Exercise brief: What is to be transcribed is the run of lines opening with the one that has "The picture is" and closing with the one that has "plt.rcParams['mathtext.fontset'] = 'dejavusans'", and only that run, exactly.

Information supplied:
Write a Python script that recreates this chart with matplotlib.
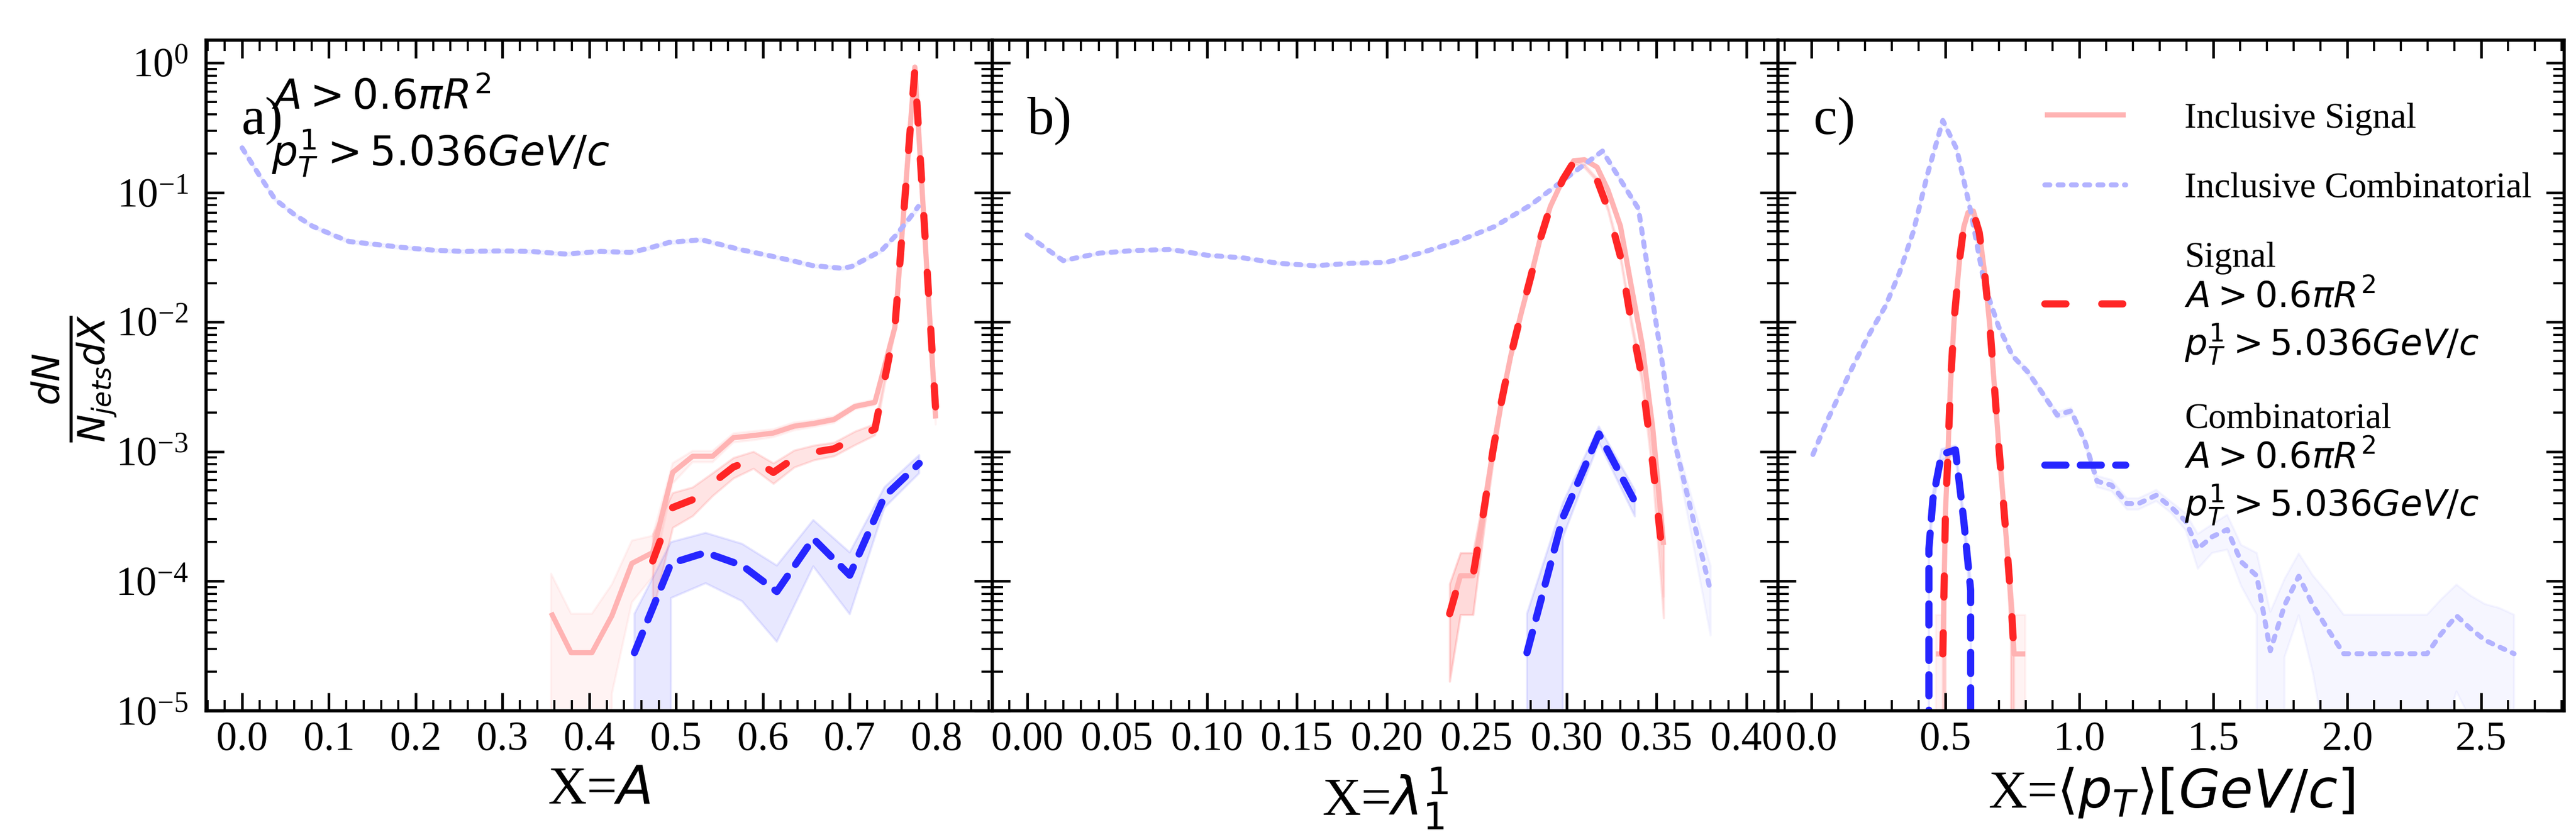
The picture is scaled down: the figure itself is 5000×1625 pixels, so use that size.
import numpy as np
import matplotlib
matplotlib.use("Agg")
import matplotlib.pyplot as plt
from matplotlib.ticker import MultipleLocator, FormatStrFormatter

plt.rcParams['font.family'] = ['Liberation Serif', 'DejaVu Serif']
plt.rcParams['mathtext.fontset'] = 'dejavusans'

nan = np.nan

# ---------------- panel a) X = A ----------------
a_x_sig = [0.356, 0.379, 0.403, 0.426, 0.449, 0.473, 0.496, 0.519, 0.542, 0.566,
           0.589, 0.612, 0.636, 0.659, 0.682, 0.706, 0.729, 0.752, 0.775, 0.799]
a_inc_sig = [5.7e-5, 2.8e-5, 2.8e-5, 5.4e-5, 1.37e-4, 1.66e-4, 6.9e-4, 9.2e-4, 9.2e-4, 1.28e-3,
             1.33e-3, 1.39e-3, 1.57e-3, 1.65e-3, 1.77e-3, 2.23e-3, 2.4e-3, 9.1e-3, 0.93, 1.8e-3]
a_inc_sig_err = [1.0, 1.0, 1.0, 0.75, 0.5, 0.35, 0.18, 0.1, 0.1, 0.08,
                 0.08, 0.07, 0.07, 0.06, 0.06, 0.05, 0.05, 0.04, 0.01, 0.1]
a_sig = [nan, nan, nan, nan, nan, 1.43e-4, 3.7e-4, 4.25e-4, 5.7e-4, 7.6e-4,
         8.7e-4, 6.9e-4, 8.9e-4, 9.9e-4, 1.05e-3, 1.28e-3, 1.49e-3, 9.1e-3, 0.89, 2.1e-3]
a_sig_err = [nan, nan, nan, nan, nan, 0.6, 0.3, 0.25, 0.2, 0.18,
             0.15, 0.18, 0.15, 0.13, 0.12, 0.12, 0.1, 0.05, 0.01, 0.08]
a_x_comb = [0.452, 0.494, 0.534, 0.576, 0.616, 0.658, 0.700, 0.740, 0.780]
a_comb = [2.8e-5, 1.37e-4, 1.66e-4, 1.32e-4, 8.3e-5, 2.13e-4, 1.11e-4, 4.5e-4, 8.1e-4]
a_comb_err = [1.0, 0.46, 0.42, 0.47, 0.59, 0.39, 0.5, 0.18, 0.16]
a_x_inc_comb = [0.0, 0.021, 0.038, 0.061, 0.081, 0.106, 0.123, 0.150, 0.186, 0.220,
                0.254, 0.299, 0.333, 0.373, 0.413, 0.447, 0.464, 0.492, 0.529, 0.549,
                0.572, 0.606, 0.637, 0.657, 0.691, 0.702, 0.719, 0.736, 0.753, 0.768, 0.779]
a_inc_comb = [0.221, 0.132, 0.0885, 0.067, 0.055, 0.0466, 0.0419, 0.040, 0.0376, 0.0359,
              0.0351, 0.0354, 0.0351, 0.0335, 0.0351, 0.0345, 0.0365, 0.0412, 0.0432, 0.040,
              0.0365, 0.0327, 0.0294, 0.0273, 0.026, 0.0268, 0.0308, 0.0354, 0.0466, 0.0622, 0.078]
a_inc_comb_err = [0.05] + [0.03] * 29 + [0.06]

# ---------------- panel b) X = lambda_1^1 ----------------
b_x_sig = [0.235, 0.241, 0.248, 0.254, 0.259, 0.264, 0.269, 0.275, 0.280, 0.285, 0.291,
           0.298, 0.304, 0.310, 0.317, 0.323, 0.330, 0.336, 0.342, 0.348, 0.354]
b_inc_sig = [5.6e-5, 1.1e-4, 1.1e-4, 3.5e-4, 1.0e-3, 2.5e-3, 5.5e-3, 1.2e-2, 2.2e-2, 4.2e-2, 7.8e-2,
             0.126, 0.176, 0.179, 0.157, 0.105, 0.055, 0.019, 6.8e-3, 1.5e-3, 1.9e-4]
b_sig = [5.6e-5, 1.1e-4, 1.1e-4, 3.5e-4, 1.0e-3, 2.5e-3, 5.5e-3, 1.2e-2, 2.2e-2, 4.2e-2, 7.8e-2,
         0.126, 0.172, 0.16, 0.125, 0.075, 0.032, 0.010, 3.7e-3, 8e-4, 1.3e-4]
b_sig_err = [0.7, 0.5, 0.5, 0.3, 0.2, 0.12, 0.08, 0.06, 0.05, 0.04, 0.03,
             0.03, 0.03, 0.03, 0.03, 0.04, 0.05, 0.07, 0.1, 0.2, 0.6]
b_x_comb = [0.278, 0.298, 0.318, 0.338]
b_comb = [2.8e-5, 3.1e-4, 1.37e-3, 4.1e-4]
b_comb_err = [1.0, 0.3, 0.14, 0.23]
b_x_inc_comb = [0.00, 0.02, 0.04, 0.06, 0.08, 0.10, 0.12, 0.14, 0.16, 0.18,
                0.20, 0.22, 0.24, 0.26, 0.28, 0.30, 0.32, 0.34, 0.36, 0.38]
b_inc_comb = [0.047, 0.0298, 0.034, 0.0357, 0.0363, 0.0328, 0.0313, 0.0284, 0.0272, 0.0284,
              0.0289, 0.0345, 0.0423, 0.0546, 0.080, 0.13, 0.209, 0.075, 1.2e-3, 8.5e-5]
b_inc_comb_err = [0.02] * 17 + [0.04, 0.1, 0.55]

# ---------------- panel c) X = <pT> ----------------
c_x_sig = [0.464, 0.490, 0.500, 0.508, 0.518, 0.532, 0.553, 0.568, 0.584, 0.604,
           0.626, 0.646, 0.667, 0.683, 0.699, 0.714, 0.730, 0.745, 0.756, 0.798]
c_inc_sig = [2.74e-5, 2.74e-5, 3.5e-4, 8.3e-4, 3.1e-3, 0.0103, 0.031, 0.054, 0.070, 0.072,
             0.050, 0.024, 8.6e-3, 3.1e-3, 1.1e-3, 4.6e-4, 1.77e-4, 6.8e-5, 2.74e-5, 2.74e-5]
c_sig = [nan, 2.74e-5, 3.5e-4, 8.3e-4, 3.1e-3, 0.0103, 0.031, 0.054, 0.068, 0.070,
         0.049, 0.024, 8.6e-3, 3.1e-3, 1.1e-3, 4.6e-4, 1.77e-4, 6.8e-5, 2.74e-5, nan]
c_sig_err = [1.0, 1.0, 0.3, 0.2, 0.1, 0.06, 0.04, 0.03, 0.03, 0.03,
             0.03, 0.03, 0.04, 0.06, 0.1, 0.15, 0.25, 0.5, 1.0, 1.0]
c_x_comb = [0.432, 0.438, 0.453, 0.485, 0.537, 0.568, 0.594, 0.601]
c_comb = [0.0, 1.77e-4, 4.3e-4, 9.5e-4, 1.03e-3, 2.95e-4, 8.5e-5, 0.0]
c_comb_err = [0.0, 0.15, 0.12, 0.1, 0.08, 0.12, 0.2, 0.0]
c_x_inc_comb = [0.005, 0.057, 0.115, 0.167, 0.219, 0.276, 0.328, 0.380, 0.433, 0.490,
                0.542, 0.594, 0.646, 0.698, 0.750, 0.808, 0.860, 0.917, 0.969, 1.021,
                1.066, 1.120, 1.178, 1.220, 1.287, 1.344, 1.397, 1.442, 1.496, 1.552,
                1.604, 1.662, 1.713, 1.766, 1.819, 1.872, 1.929, 1.987, 2.040, 2.090,
                2.140, 2.195, 2.245, 2.298, 2.350, 2.408, 2.460, 2.514, 2.568, 2.623]
c_inc_comb = [9.5e-4, 1.71e-3, 3.08e-3, 5.15e-3, 8.3e-3, 1.33e-2, 2.4e-2, 5.0e-2, 0.139, 0.36,
              0.216, 0.072, 0.0192, 9.25e-3, 5.5e-3, 4.1e-3, 2.86e-3, 1.91e-3, 2.06e-3, 1.19e-3,
              5.9e-4, 5.5e-4, 3.96e-4, 3.96e-4, 4.6e-4, 3.7e-4, 2.9e-4, 1.78e-4, 2.2e-4, 2.5e-4,
              1.41e-4, 1.1e-4, 2.9e-5, 6.5e-5, 1.09e-4, 6.5e-5, 4.2e-5, 2.75e-5, 2.75e-5, 2.75e-5,
              2.75e-5, 2.75e-5, 2.75e-5, 2.75e-5, 3.9e-5, 5.4e-5, 4.3e-5, 3.5e-5, 3.1e-5, 2.75e-5]
c_inc_comb_err = [0.03] * 15 + [0.06] * 5 + [0.1] * 6 + [0.15, 0.3, 0.25, 0.3,
                  0.35, 0.5, 1.0, 0.6, 0.5, 0.7, 0.9, 1.0, 1.0, 1.0,
                  1.0, 1.0, 1.0, 1.0, 0.85, 0.74, 0.8, 0.9, 1.0, 1.0]

cut_a = '$A > 0.6\\pi R^2$'
cut_p = '$p_T^1 > 5.036GeV/c$'
labels = ['Inclusive Signal', 'Inclusive Combinatorial',
          'Signal\n' + cut_a + '\n' + cut_p, 'Combinatorial\n' + cut_a + '\n' + cut_p]
xlabels = ['X=$A$', 'X=$\\lambda_1^1$', 'X=$\\langle p_T\\rangle [GeV/c]$']
letters = ['a)', 'b)', 'c)']
xlims = [(-0.0415, 0.864), (-0.0195, 0.4177), (-0.125, 2.81)]
majors = [0.1, 0.05, 0.5]
minors = [0.02, 0.01, 0.1]
fmts = ['%.1f', '%.2f', '%.1f']

RED = '#ff2626'
BLUE = '#2626ff'
PINK = '#ffb3b3'
LBLUE = '#b3b3ff'


def draw(ax, x, y, rel, band, alpha, color, **kw):
    x = np.asarray(x, float)
    y = np.asarray(y, float)
    r = np.asarray(rel, float)
    ax.fill_between(x, y * (1 - r), y * (1 + r), color=band, alpha=alpha, lw=1.2)
    return ax.plot(x, y, color=color, **kw)[0]


panels = [
    (a_x_sig, a_inc_sig, a_inc_sig_err, a_sig, a_sig_err, a_x_comb, a_comb, a_comb_err,
     a_x_inc_comb, a_inc_comb, a_inc_comb_err),
    (b_x_sig, b_inc_sig, b_sig_err, b_sig, b_sig_err, b_x_comb, b_comb, b_comb_err,
     b_x_inc_comb, b_inc_comb, b_inc_comb_err),
    (c_x_sig, c_inc_sig, c_sig_err, c_sig, c_sig_err, c_x_comb, c_comb, c_comb_err,
     c_x_inc_comb, c_inc_comb, c_inc_comb_err),
]

fig, axes = plt.subplots(1, 3, figsize=(20, 6.5), dpi=250, sharey=True)
fig.subplots_adjust(left=0.08, right=0.9954, top=0.952, bottom=0.151, wspace=0)

for i, ax in enumerate(axes):
    xs, inc_sig, inc_sig_err, sig, sig_err, xc, comb, comb_err, xic, inc_comb, inc_comb_err = panels[i]
    h1 = draw(ax, xs, inc_sig, inc_sig_err, RED, 0.05, PINK, lw=2.9, solid_capstyle='butt')
    h2 = draw(ax, xic, inc_comb, inc_comb_err, BLUE, 0.04, LBLUE, lw=2.8,
              dashes=(1.0, 1.65), dash_capstyle='round')
    h3 = draw(ax, xs, sig, sig_err, RED, 0.12, RED, lw=4.0,
              dashes=(2.95, 5.0), dash_capstyle='round')
    h4 = draw(ax, xc, comb, comb_err, BLUE, 0.1, BLUE, lw=4.0,
              dashes=(2.95, 2.0), dash_capstyle='round')

    ax.set_yscale('log')
    ax.set_ylim(1e-5, 1.5)
    ax.set_xlim(*xlims[i])
    ax.xaxis.set_major_locator(MultipleLocator(majors[i]))
    ax.xaxis.set_minor_locator(MultipleLocator(minors[i]))
    ax.xaxis.set_major_formatter(FormatStrFormatter(fmts[i]))
    ax.tick_params(which='both', direction='in', top=True, right=True, labelsize=23)
    ax.tick_params(axis='x', pad=6)
    ax.tick_params(axis='y', pad=10)
    ax.tick_params(which='major', length=10, width=1.5)
    ax.tick_params(which='minor', length=6, width=1.2)
    for s in ax.spines.values():
        s.set_linewidth(1.8)
    ax.set_xlabel(xlabels[i], fontsize=30, labelpad=4)
    ax.text(0.045, 0.86, letters[i], transform=ax.transAxes, fontsize=30)

    if i == 2:
        ax.legend([h1, h2, h3, h4], labels, loc='upper right', frameon=False,
                  fontsize=20, handlelength=2.26, handletextpad=1.65,
                  labelspacing=1.03, bbox_to_anchor=(1.0, 0.955))

axes[0].text(0.083, 0.897, cut_a, transform=axes[0].transAxes, fontsize=23)
axes[0].text(0.083, 0.813, cut_p, transform=axes[0].transAxes, fontsize=23)
fig.text(0.029, 0.548, '$\\frac{dN}{N_{jets}dX}$', rotation=90, ha='center', va='center',
         fontsize=30)

fig.savefig('out.png', dpi=250)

Response to the task:
The picture is scaled down: the figure itself is 5000×1625 pixels, so use that size.
import numpy as np
import matplotlib
matplotlib.use("Agg")
import matplotlib.pyplot as plt
from matplotlib.ticker import MultipleLocator, FormatStrFormatter

plt.rcParams['font.family'] = ['Liberation Serif', 'DejaVu Serif']
plt.rcParams['mathtext.fontset'] = 'dejavusans'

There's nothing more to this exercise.